Pesquisa da USP identifica lacunas em processos judiciais que envolvem racismo em contexto de violência doméstica e familiar; ausência de letramento racial é determinante na escuta de relatos
Texto: Guilherme Ribeiro*
Arte: Diego Facundini**
De acordo com levantamento de 2022 do Fórum Brasileiro de Segurança Pública, mais de 50 mil mulheres sofrem com violência todos os dias, sendo 53,8% dos casos dentro de seus lares. Dessas vítimas, 65,6% são mulheres negras, que, além dos abusos sofridos por seu gênero, ainda sofrem com a violência racial. O desafio é considerar as duas situações conjuntamente nos processos judiciais.
Essa questão foi objeto de análise de Patrícia Oliveira de Carvalho em sua dissertação de mestrado, Insubmissos relatos de mulheres negras: violências raciais em contexto de violência doméstica e familiar e seus desdobramentos judiciais. Advogada formada pela Universidade Salvador (Unifacs), Patrícia se propôs a compreender como a violência racial em contexto de violência doméstica e familiar é configurada na lei.
“A Lei Maria da Penha tem enquadramentos específicos para ser utilizada e a violência racial também possui suas especificidades. Porém, mesmo que aconteça dentro do ambiente doméstico, a violência racial não se aplica no enquadramento da Lei Maria da Penha. Então, judicialmente, como se configura esse tipo de situação? Foi o que busquei analisar”, explica a pesquisadora.
Analisando resultados de pesquisas feitas com defensoras públicas e advogadas, ela percebeu que a violência racial, ainda que presente em contextos de violência doméstica, pode ser pouco percebida. Segundo a pesquisadora, um desdobramento judicial para tratar de casos assim passa pela percepção e proximidade da profissional com a situação racial.
A dissertação de mestrado pela FD foi defendida por Patrícia em novembro de 2023 e contou com a orientação de Gislene Aparecida dos Santos, que é livre docente pela USP e pesquisadora do Diversitas da Faculdade de Filosofia, Letras e Ciências Humanas (FFLCH) da USP.

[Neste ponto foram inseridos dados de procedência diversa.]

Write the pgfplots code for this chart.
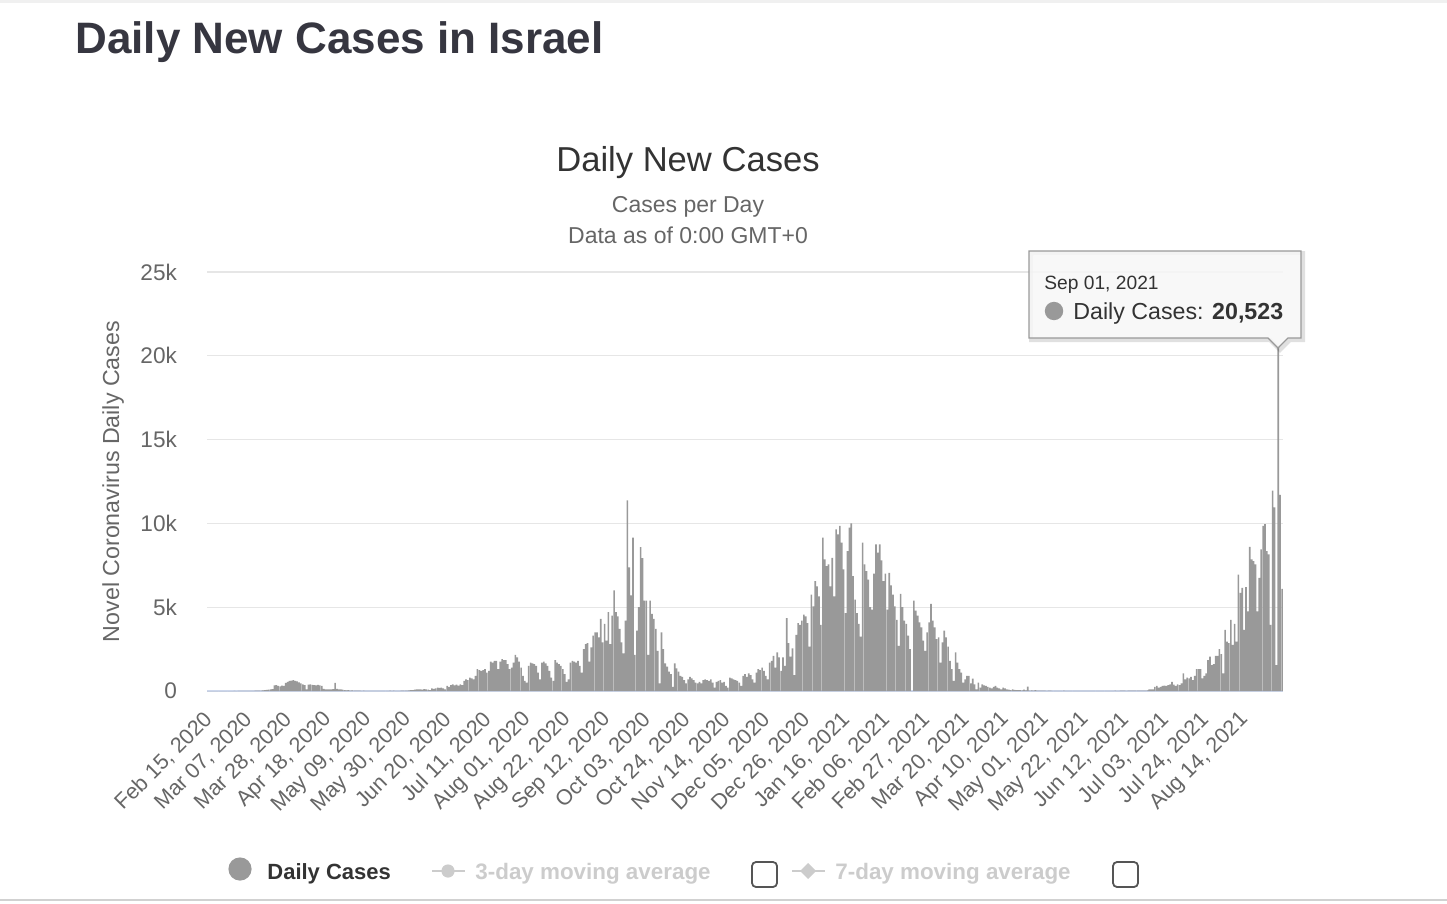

“É um trabalho que tem um grande potencial de contribuição com o campo do direito por apontar a complexidade que esses casos de violência possuem e as lacunas dos processos judiciários”, comenta Gislene sobre a dissertação de Patrícia.
Além de graduada e mestranda em Direito, Patrícia integra a Clínica de Direitos Humanos das Mulheres (CDHM), do Grupo de Estudos e Pesquisas das Políticas Públicas para Inclusão Social (GEPPIS) da Escola de Artes, Ciências e Humanidades (EACH) e do Grupo de Pesquisa e Estudos de Inclusão na Academia (GPEIA) da Faculdade de Direito (FD), todos da USP.

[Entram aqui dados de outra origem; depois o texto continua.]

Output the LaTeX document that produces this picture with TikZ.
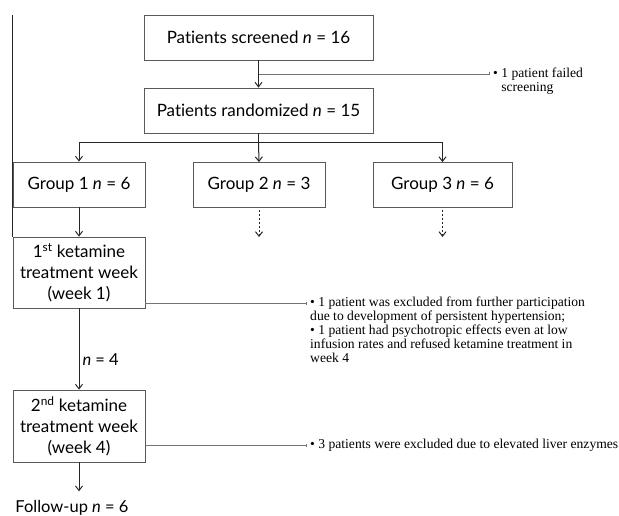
\documentclass[tikz,border=0pt]{standalone}
\usepackage{fontspec}
\setmainfont{Lato}[Ligatures={NoCommon}]
\newfontfamily\notefont{Liberation Serif}
\usetikzlibrary{arrows.meta}
\begin{document}
\begin{tikzpicture}[x=1pt,y=-1pt,
  box/.style={draw=black!65, line width=0.8pt, inner sep=0pt, font=\fontsize{17}{21}\selectfont, align=center},
  plain/.style={draw=black!85, line width=1pt},
  arr/.style={plain, -{Straight Barb[length=4.5pt,width=7pt,line width=1pt]}},
  darr/.style={arr, dash pattern=on 2pt off 2pt},
  side/.style={draw=black!55, line width=0.7pt, -{Bar[width=3pt,line width=0.6pt]}},
  note/.style={font=\notefont\fontsize{13.6}{14}\selectfont, align=left, inner sep=0pt, anchor=north west},
]
\useasboundingbox (0,0) rectangle (619,516);

\node[box, minimum width=229pt, minimum height=45pt] (scr) at (258.5,37.5) {Patients screened \textit{n} = 16};
\node[box, minimum width=229pt, minimum height=45pt] (ran) at (258.5,110.5) {Patients randomized \textit{n} = 15};
\node[box, minimum width=132pt, minimum height=45pt] (g1) at (79,184.5) {Group 1 \textit{n} = 6};
\node[box, minimum width=132pt, minimum height=45pt] (g2) at (259,185) {Group 2 \textit{n} = 3};
\node[box, minimum width=139pt, minimum height=45pt] (g3) at (442.5,185) {Group 3 \textit{n} = 6};
\node[box, minimum width=132pt, minimum height=71pt] (k1) at (79,272.5) {1\textsuperscript{st} ketamine\\treatment week\\(week 1)};
\node[box, minimum width=132pt, minimum height=72pt] (k2) at (79,426) {2\textsuperscript{nd} ketamine\\treatment week\\(week 4)};
\node[font=\fontsize{16.5}{18}\selectfont, inner sep=0pt] (fu) at (72,508) {Follow-up \textit{n} = 6};

% left rule
\draw[plain] (k1.north west) -- (k1.north west |- scr.north);

% screened -> randomized with exclusion
\draw[arr] (scr.south) -- (ran.north);
\coordinate (c1) at (490,74);
\draw[side] (scr.south |- c1) -- (c1);
\node[note] (n1) at (493,68) {\textbullet\ 1 patient failed\\\hphantom{\textbullet\ }screening};

% branching
\coordinate (br) at (258.5,143);
\draw[plain] (ran.south) -- (br);
\draw[plain] (g1.north |- br) -- (g3.north |- br);
\draw[arr] (g1.north |- br) -- (g1.north);
\draw[arr] (br) -- (g2.north);
\draw[arr] (g3.north |- br) -- (g3.north);

% dotted continuations
\coordinate (d2) at (259,237);
\coordinate (d3) at (442.5,237);
\draw[darr, shorten <=2pt] (g2.south) -- (d2);
\draw[darr, shorten <=2pt] (g3.south) -- (d3);

% group 1 chain
\draw[arr] (g1.south) -- (k1.north);
\draw[arr] (k1.south) -- (k2.north) node[pos=0.63, right, inner sep=3pt, font=\fontsize{16.5}{18}\selectfont] {\textit{n} = 4};
\draw[arr, shorten >=9pt] (k2.south) -- (k2.south |- fu.north);

% side exclusions
\coordinate (c2) at (307,303);
\draw[side] (k1.east |- c2) -- (c2);
\node[note] (n2) at (310,297) {\textbullet\ 1 patient was excluded from further participation\\due to development of persistent hypertension;\\\textbullet\ 1 patient had psychotropic effects even at low\\infusion rates and refused ketamine treatment in\\week 4};
\coordinate (c3) at (307,445);
\draw[side] (k2.east |- c3) -- (c3);
\node[note] (n3) at (310,439) {\textbullet\ 3 patients were excluded due to elevated liver enzymes};
\end{tikzpicture}
\end{document}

A influência da representatividade
Para a advogada e pesquisadora, o relato de uma vítima de violência racial em contexto de violência doméstica tem influência da aproximação e identificação racial entre relatora e defensora. Mulheres negras se sentem mais seguras e mais confortáveis em se abrirem para mulheres com as quais se identifiquem.
“Em Salvador eu atuava como advogada trabalhista, não trabalhava com violência doméstica, e ainda assim já tinha contato com mulheres negras que se abriam para mim com relatos de violência racial e sobre a dificuldade que enfrentavam em processos judiciais para conseguirem medidas” reitera Patrícia, que é mulher negra.
Lei Maria da Penha
Ainda que a Lei Maria da Penha seja uma das mais completas, inclusive já considerada uma das melhores leis de amparo à mulher do mundo, o Brasil segue listado entre os países que mais matam mulheres no planeta. Utilizando dados do Anuário Brasileiro de Segurança Pública, o País figura em quinto lugar da lista.
Mesmo sendo uma ferramenta de suma importância no combate à violência contra a mulher, a Lei Maria da Penha possui uma lacuna quando observada pela perspectiva da pesquisa de Patrícia. A violência ou injúria racial não se enquadram como modalidades de violência doméstica, mesmo que aconteçam dentro do ambiente familiar.
Dessa forma, vítimas de violência racial em contextos domésticos e familiares dependem de que seus defensores judiciais encaminhem processos de injúria qualificada separadamente do processo de violência doméstica.
O que nem sempre acontece, explica Patrícia. “A proximidade do defensor com a discussão racial e o letramento racial desse profissional acaba sendo muito determinante para os possíveis desdobramentos que podem ser conferidos aos relatos de violência racial.”